Omit pictures and quote the listing below line by line, from its start through the line that holds "import plotly.graph_objects as go".
· · · · · · ·
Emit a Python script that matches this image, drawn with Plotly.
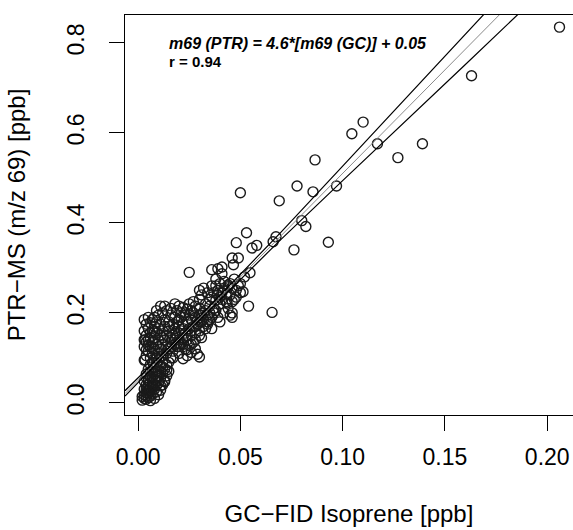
import plotly.graph_objects as go

# ---- data (GC-FID isoprene vs PTR-MS m/z 69, ppb) ----
gc_x = [
    # sparse upper points
    0.206, 0.163, 0.110, 0.1045, 0.117, 0.139, 0.127, 0.097, 0.093, 0.0865,
    0.050, 0.0777, 0.0855, 0.069, 0.082, 0.080, 0.0762, 0.0674, 0.0660, 0.053,
    0.048, 0.0557, 0.058, 0.049, 0.0466, 0.036, 0.041, 0.041, 0.0547, 0.0513,
    0.054, 0.0655, 0.046, 0.046, 0.044, 0.025, 0.030, 0.030, 0.013, 0.009,
    0.039, 0.046, 0.0435,
    # low dense streak
    0.002, 0.003, 0.004, 0.005, 0.003, 0.004, 0.006, 0.005, 0.007, 0.006,
    0.004, 0.008, 0.007, 0.005, 0.009, 0.006, 0.008, 0.010, 0.004, 0.007,
    0.009, 0.011, 0.005, 0.008, 0.010, 0.012, 0.006, 0.009, 0.011, 0.013,
    0.003, 0.002, 0.006, 0.008, 0.010, 0.011, 0.012, 0.013, 0.014, 0.003,
    0.004, 0.005, 0.007, 0.009, 0.006, 0.007, 0.010, 0.012, 0.014, 0.015,
    0.009, 0.008, 0.011, 0.004, 0.005, 0.014, 0.015,
    0.004, 0.005, 0.006, 0.007, 0.008, 0.009, 0.010, 0.011, 0.012, 0.006,
    # middle mass
    0.003, 0.004, 0.005, 0.003, 0.004, 0.006, 0.007, 0.006, 0.008, 0.005,
    0.007, 0.009, 0.004, 0.006, 0.008, 0.010, 0.005, 0.007, 0.009, 0.011,
    0.004, 0.006, 0.008, 0.010, 0.012, 0.003, 0.007, 0.009, 0.011, 0.013,
    0.010, 0.011, 0.012, 0.013, 0.014, 0.015, 0.016, 0.012, 0.014, 0.016,
    0.017, 0.018, 0.015, 0.017, 0.019, 0.013, 0.015, 0.008, 0.005, 0.009,
    0.011, 0.006, 0.008, 0.010, 0.012, 0.004, 0.003, 0.005, 0.007, 0.003,
    0.0034, 0.0034,
    # upper-middle mass
    0.010, 0.012, 0.014, 0.016, 0.018, 0.020, 0.013, 0.016, 0.019, 0.021,
    0.023, 0.018, 0.020, 0.022, 0.024, 0.026, 0.015, 0.018, 0.020, 0.022,
    0.024, 0.026, 0.028, 0.017, 0.019, 0.021, 0.023, 0.025, 0.027, 0.029,
    0.031, 0.020, 0.022, 0.024, 0.026, 0.028, 0.030, 0.019, 0.021, 0.023,
    0.025, 0.027, 0.029, 0.031, 0.033, 0.017, 0.020, 0.022, 0.024, 0.026,
    0.028, 0.011, 0.009, 0.025, 0.028, 0.030, 0.032, 0.034, 0.035, 0.030,
    0.016, 0.018, 0.020, 0.022, 0.024, 0.026, 0.028, 0.030, 0.032, 0.018,
    0.021, 0.023, 0.025, 0.027, 0.029, 0.031, 0.033, 0.035, 0.014, 0.016,
    0.020, 0.022, 0.024, 0.026, 0.028, 0.030, 0.032, 0.034, 0.036, 0.038,
    # right part of cluster
    0.027, 0.030, 0.033, 0.035, 0.037, 0.031, 0.034, 0.036, 0.038, 0.040,
    0.032, 0.036, 0.039, 0.041, 0.043, 0.038, 0.042, 0.044, 0.046, 0.048,
    0.037, 0.039, 0.042, 0.044, 0.046, 0.048, 0.050, 0.052, 0.034, 0.036,
    0.040, 0.045, 0.040, 0.050,
    0.035, 0.037, 0.039, 0.041, 0.043, 0.045, 0.047, 0.042, 0.045, 0.047,
    0.049, 0.038, 0.040,
]
ptr_y = [
    # sparse upper points
    0.835, 0.727, 0.624, 0.598, 0.576, 0.576, 0.545, 0.482, 0.357, 0.540,
    0.467, 0.482, 0.469, 0.449, 0.392, 0.405, 0.340, 0.369, 0.358, 0.378,
    0.356, 0.344, 0.350, 0.322, 0.307, 0.296, 0.302, 0.287, 0.289, 0.247,
    0.215, 0.201, 0.200, 0.190, 0.258, 0.290, 0.250, 0.102, 0.047, 0.069,
    0.298, 0.322, 0.222,
    # low dense streak
    0.006, 0.010, 0.008, 0.012, 0.018, 0.022, 0.015, 0.028, 0.020, 0.034,
    0.040, 0.030, 0.045, 0.050, 0.038, 0.058, 0.052, 0.045, 0.064, 0.068,
    0.060, 0.055, 0.075, 0.078, 0.070, 0.065, 0.085, 0.088, 0.082, 0.076,
    0.030, 0.014, 0.005, 0.010, 0.018, 0.028, 0.040, 0.050, 0.060, 0.048,
    0.056, 0.040, 0.036, 0.024, 0.070, 0.090, 0.095, 0.090, 0.085, 0.070,
    0.100, 0.065, 0.038, 0.030, 0.020, 0.073, 0.090,
    0.015, 0.035, 0.045, 0.055, 0.040, 0.050, 0.060, 0.070, 0.080, 0.025,
    # middle mass
    0.095, 0.105, 0.115, 0.125, 0.135, 0.100, 0.110, 0.125, 0.120, 0.140,
    0.135, 0.130, 0.150, 0.155, 0.145, 0.140, 0.165, 0.160, 0.155, 0.150,
    0.175, 0.178, 0.170, 0.165, 0.160, 0.185, 0.185, 0.180, 0.175, 0.170,
    0.110, 0.120, 0.130, 0.140, 0.150, 0.120, 0.135, 0.105, 0.110, 0.100,
    0.115, 0.130, 0.160, 0.150, 0.145, 0.185, 0.180, 0.190, 0.190, 0.098,
    0.102, 0.145, 0.158, 0.125, 0.145, 0.118, 0.140, 0.128, 0.122, 0.160,
    0.140, 0.096,
    # upper-middle mass
    0.195, 0.200, 0.205, 0.195, 0.190, 0.185, 0.215, 0.210, 0.205, 0.200,
    0.195, 0.220, 0.215, 0.212, 0.208, 0.205, 0.170, 0.165, 0.170, 0.175,
    0.180, 0.185, 0.190, 0.175, 0.180, 0.160, 0.155, 0.165, 0.170, 0.175,
    0.180, 0.140, 0.145, 0.140, 0.150, 0.155, 0.160, 0.125, 0.130, 0.120,
    0.128, 0.135, 0.108, 0.145, 0.165, 0.100, 0.110, 0.098, 0.105, 0.112,
    0.120, 0.215, 0.205, 0.220, 0.215, 0.210, 0.200, 0.195, 0.185, 0.195,
    0.125, 0.140, 0.155, 0.165, 0.150, 0.160, 0.170, 0.180, 0.185, 0.155,
    0.190, 0.200, 0.195, 0.200, 0.185, 0.195, 0.205, 0.200, 0.125, 0.145,
    0.125, 0.130, 0.118, 0.130, 0.140, 0.150, 0.170, 0.180, 0.190, 0.205,
    # right part of cluster
    0.225, 0.230, 0.220, 0.215, 0.210, 0.240, 0.245, 0.235, 0.228, 0.220,
    0.255, 0.260, 0.250, 0.245, 0.240, 0.275, 0.270, 0.262, 0.255, 0.250,
    0.200, 0.190, 0.200, 0.210, 0.225, 0.235, 0.265, 0.280, 0.175, 0.165,
    0.180, 0.195, 0.235, 0.245,
    0.230, 0.245, 0.240, 0.230, 0.225, 0.240, 0.230, 0.255, 0.265, 0.275,
    0.260, 0.260, 0.265,
]

# regression shown in the annotation
fit_slope = 4.6
fit_intercept = 0.05
fit_x = [-0.0064, 0.2126]

# confidence-band lines
band_x = [-0.0064, 0.005, 0.02, 0.04, 0.07, 0.10, 0.13, 0.16, 0.19]
band_upper = [0.027, 0.077, 0.145, 0.239, 0.380, 0.526, 0.674, 0.820, 0.966]
band_lower = [0.015, 0.069, 0.139, 0.229, 0.364, 0.494, 0.622, 0.752, 0.882]

x_ticks = [0.0, 0.05, 0.10, 0.15, 0.20]
x_tick_labels = ["0.00", "0.05", "0.10", "0.15", "0.20"]
y_ticks = [0.0, 0.2, 0.4, 0.6, 0.8]
y_tick_labels = ["0.0", "0.2", "0.4", "0.6", "0.8"]

FONT = "Liberation Sans, Arial, Helvetica, sans-serif"

fig = go.Figure()
fig.add_trace(go.Scatter(
    x=gc_x, y=ptr_y, mode="markers",
    marker=dict(symbol="circle-open", size=10, color="#1a1a1a",
                line=dict(width=1.4, color="#1a1a1a")),
    showlegend=False, hoverinfo="x+y",
))
fig.add_trace(go.Scatter(
    x=band_x, y=band_upper, mode="lines",
    line=dict(color="black", width=1.2), showlegend=False,
))
fig.add_trace(go.Scatter(
    x=band_x, y=band_lower, mode="lines",
    line=dict(color="black", width=1.2), showlegend=False,
))
fig.add_trace(go.Scatter(
    x=fit_x, y=[fit_slope * v + fit_intercept for v in fit_x], mode="lines",
    line=dict(color="#8a8a8a", width=1), showlegend=False,
))

fig.add_annotation(
    x=167, y=43, xref="x domain", yref="y domain", showarrow=False,
    text="<b><i>m69 (PTR) = 4.6*[m69 (GC)] + 0.05</i></b>",
    font=dict(family=FONT, size=16, color="black"),
    xanchor="left", yanchor="middle",
)
fig.add_annotation(
    x=167, y=62, xref="x domain", yref="y domain", showarrow=False,
    text="<b>r = 0.94</b>",
    font=dict(family=FONT, size=15, color="black"),
    xanchor="left", yanchor="middle",
)

# convert annotation pixel positions into domain fractions
L, T, W, H = 125, 15, 573, 530
PW, PH = W - L, 415 - T
for a in fig.layout.annotations:
    a.x = (a.x - L) / PW
    a.y = 1 - (a.y - T) / PH

fig.update_layout(
    width=W, height=H,
    margin=dict(l=L, r=0, t=T, b=H - 415, pad=0),
    paper_bgcolor="white", plot_bgcolor="white",
    font=dict(family=FONT, color="black"),
)
fig.update_xaxes(
    range=[-0.0064, 0.2126], tickvals=x_ticks, ticktext=x_tick_labels,
    ticks="outside", ticklen=15, tickwidth=1.2, tickcolor="black",
    showline=True, linecolor="black", linewidth=1.2, mirror=True,
    showgrid=False, zeroline=False,
    tickfont=dict(size=23, family=FONT, color="black"),
    ticklabelstandoff=6,
    title=dict(text="GC\u2212FID Isoprene [ppb]", font=dict(size=24, family=FONT),
               standoff=36),
)
fig.update_yaxes(
    range=[-0.027, 0.862], tickvals=y_ticks, ticktext=y_tick_labels,
    ticks="outside", ticklen=15, tickwidth=1.2, tickcolor="black",
    showline=True, linecolor="black", linewidth=1.2, mirror=False,
    showgrid=False, zeroline=False, tickangle=-90,
    tickfont=dict(size=23, family=FONT, color="black"),
    ticklabelstandoff=16,
    title=dict(text="PTR\u2212MS (m/z 69) [ppb]", font=dict(size=24, family=FONT),
               standoff=30),
)

fig.write_html("out.html")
· · · · · · ·
### RESULT OF THIS TASK:
Emit a Python script that matches this image, drawn with Plotly.
import plotly.graph_objects as go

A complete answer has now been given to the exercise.